Robinhood Chain went live on Arbitrum's Layer 2 network on July 1, opening tokenized stock trading to users in 120 countries and introducing a lending protocol that promises 7% APY on USDG, the platform's native stablecoin.
The move targets Robinhood's 28 million existing brokerage customers, many of whom already hold cash or securities on the main platform. By adding a blockchain rail, Robinhood sidesteps traditional settlement delays and custody friction—users can move into tokenized equity positions and lend against them without leaving the ecosystem.
Tokenized stocks themselves are not new; protocols like Synthetix and Polymarket have offered derivatives-backed exposure for years. Robinhood's edge is distribution and regulatory standing. As a licensed broker with a 17-year track record, the firm can issue stock tokens under existing SEC guidance, treating them as discrete securities rather than betting on some future regulatory green light. The 120-country reach suggests either blanket legal clearance or careful jurisdiction mapping.
The 7% APY on USDG lending is where incentive design matters most. That yield is advertised, not earned through market prices alone. In DeFi, an APY that high typically signals one of three underwriting models: founder subsidy (unsustainable), high collateral requirements that constrain supply, or yield farming emissions that dilute token holders over time. Robinhood has not disclosed which mechanism funds the 7%, making it unclear whether the rate can hold as capital flows in or if it will compress as protocol-owned liquidity shrinks.

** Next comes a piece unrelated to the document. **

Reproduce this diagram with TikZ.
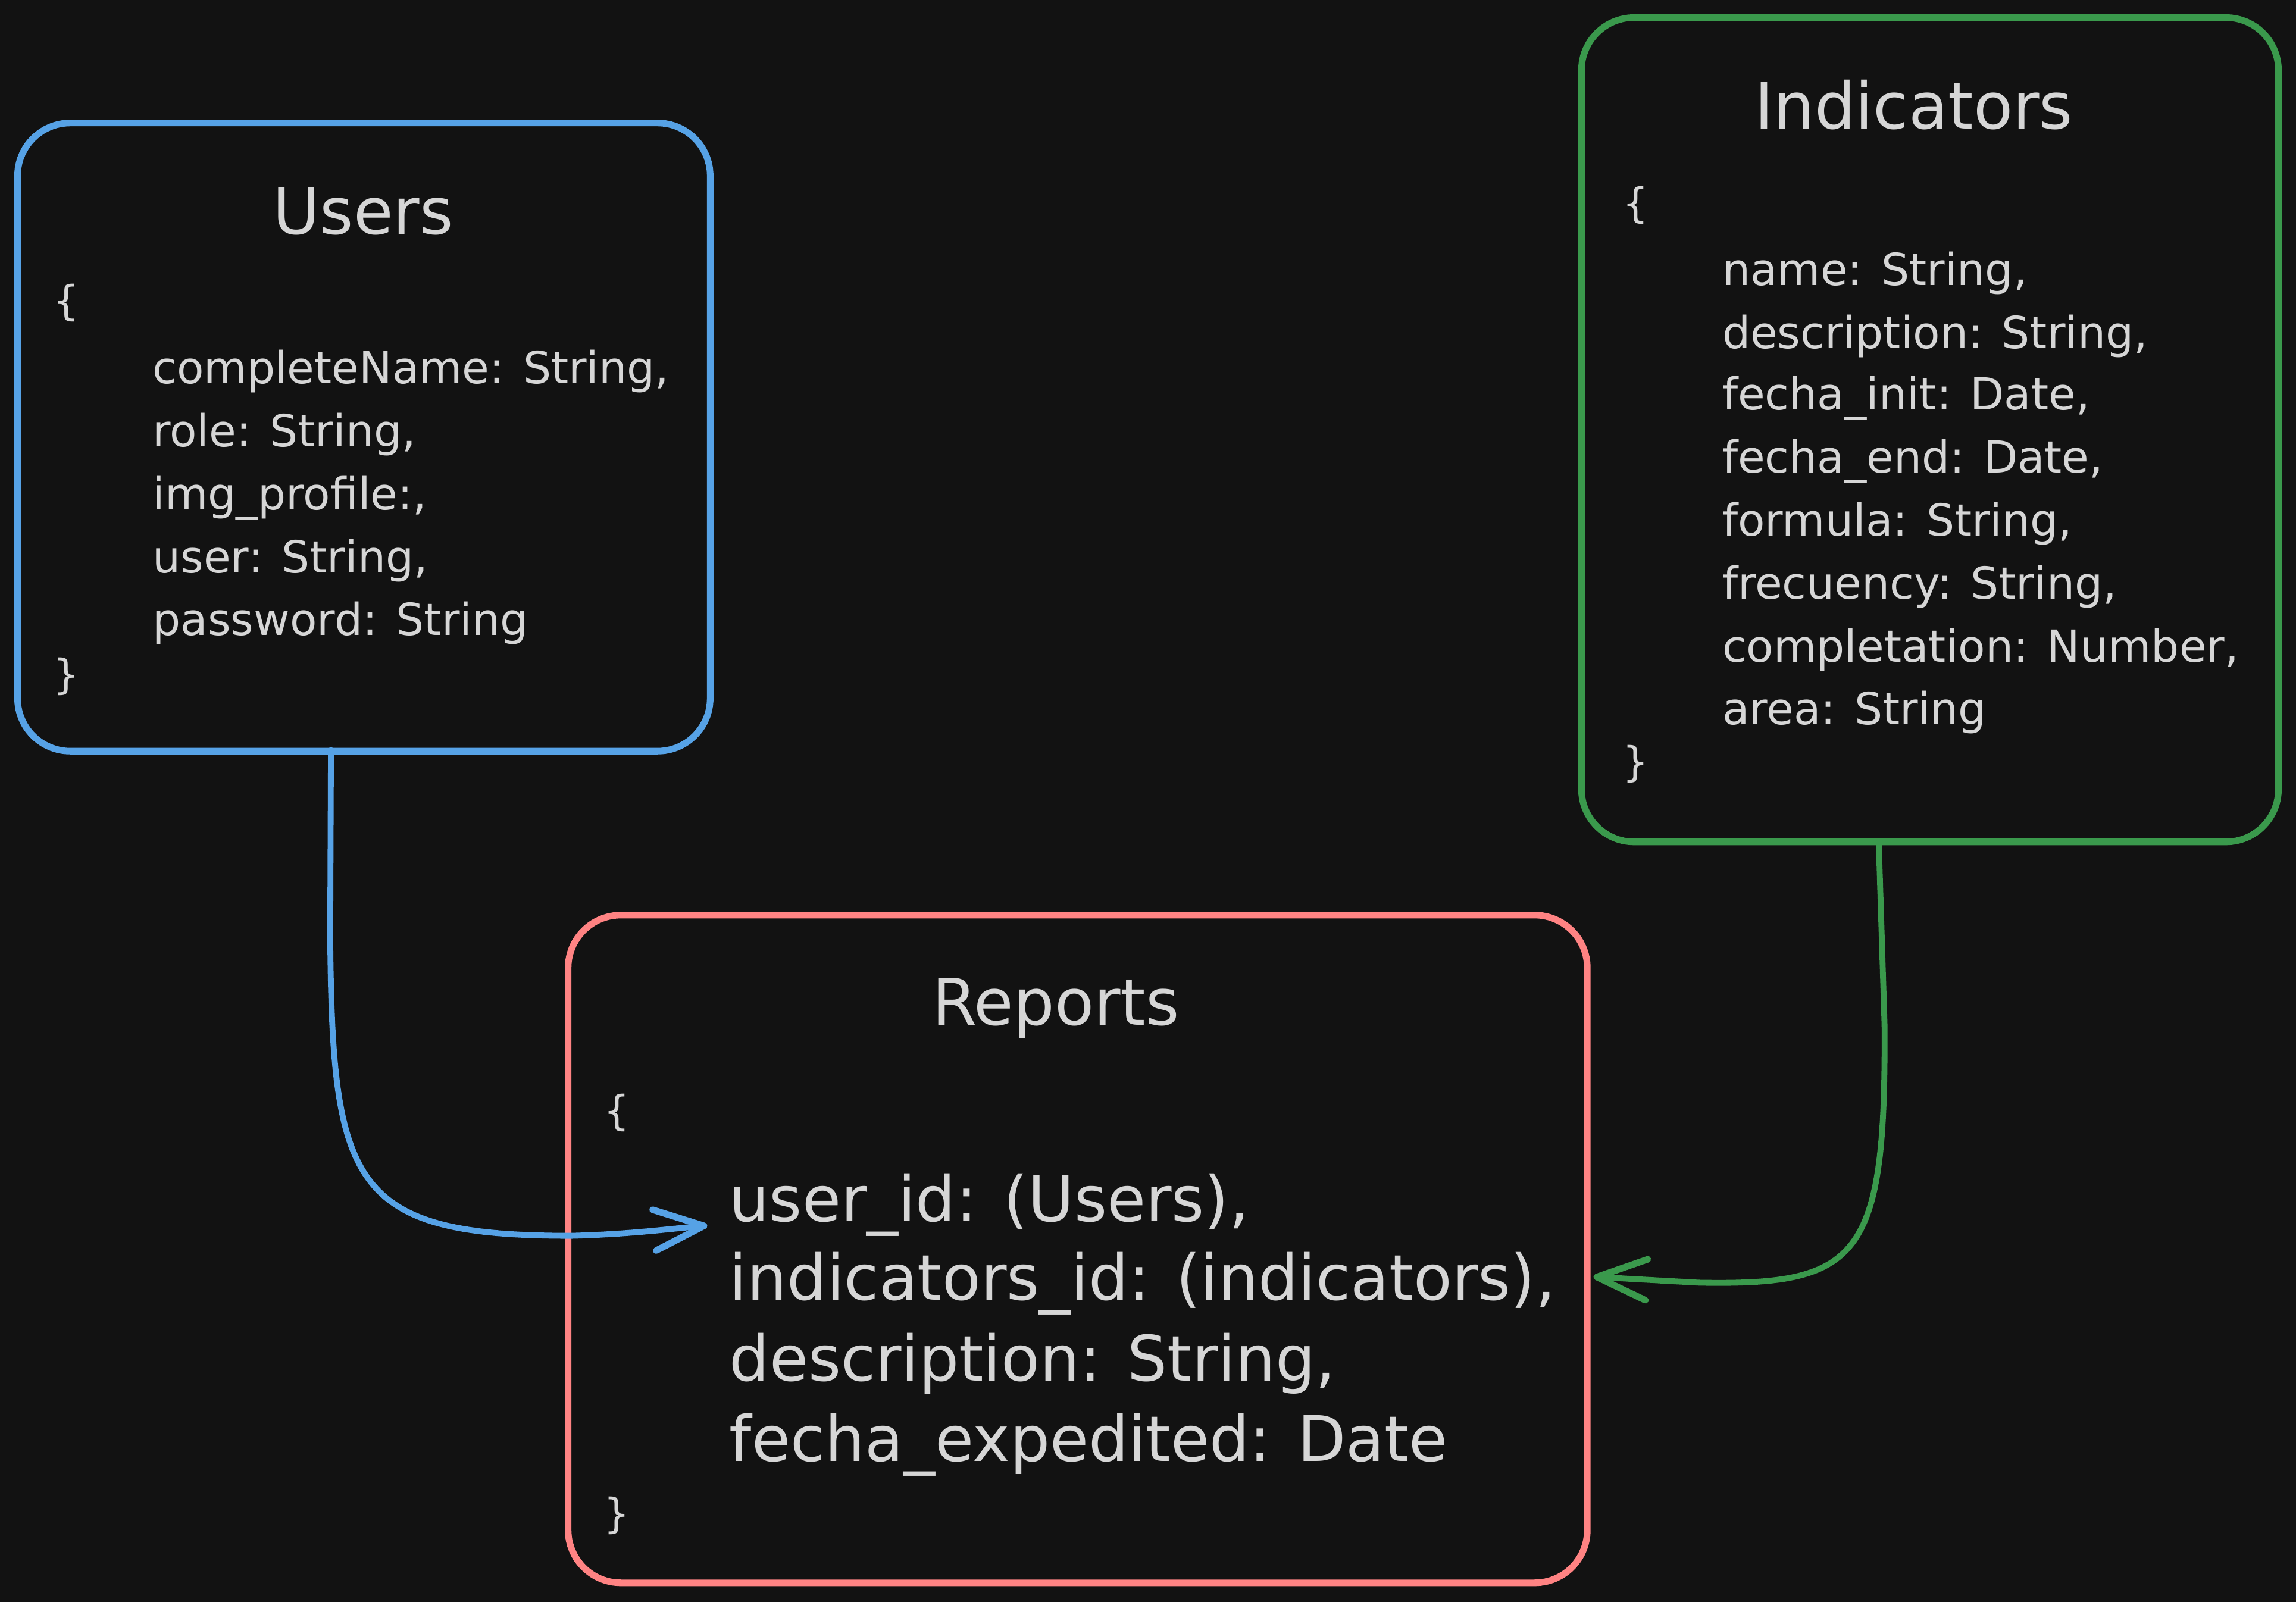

Arbitrum itself carries modest adoption risk. The network is live, battle-tested by other DeFi protocols, and has proven transaction finality and cost efficiency. ARB tokens trade around $0.079, reflecting a #105 market-cap rank. For Robinhood's use case—settling trades and lending—Arbitrum's throughput and fee structure are fit for purpose.
The real question is whether Robinhood can onboard its retail base without triggering regulatory friction over how tokenized stocks interact with margin, derivatives markets, and cross-border capital control. Early execution on that front will signal whether this is a genuine product expansion or a brand-halo exercise for blockchain credibility.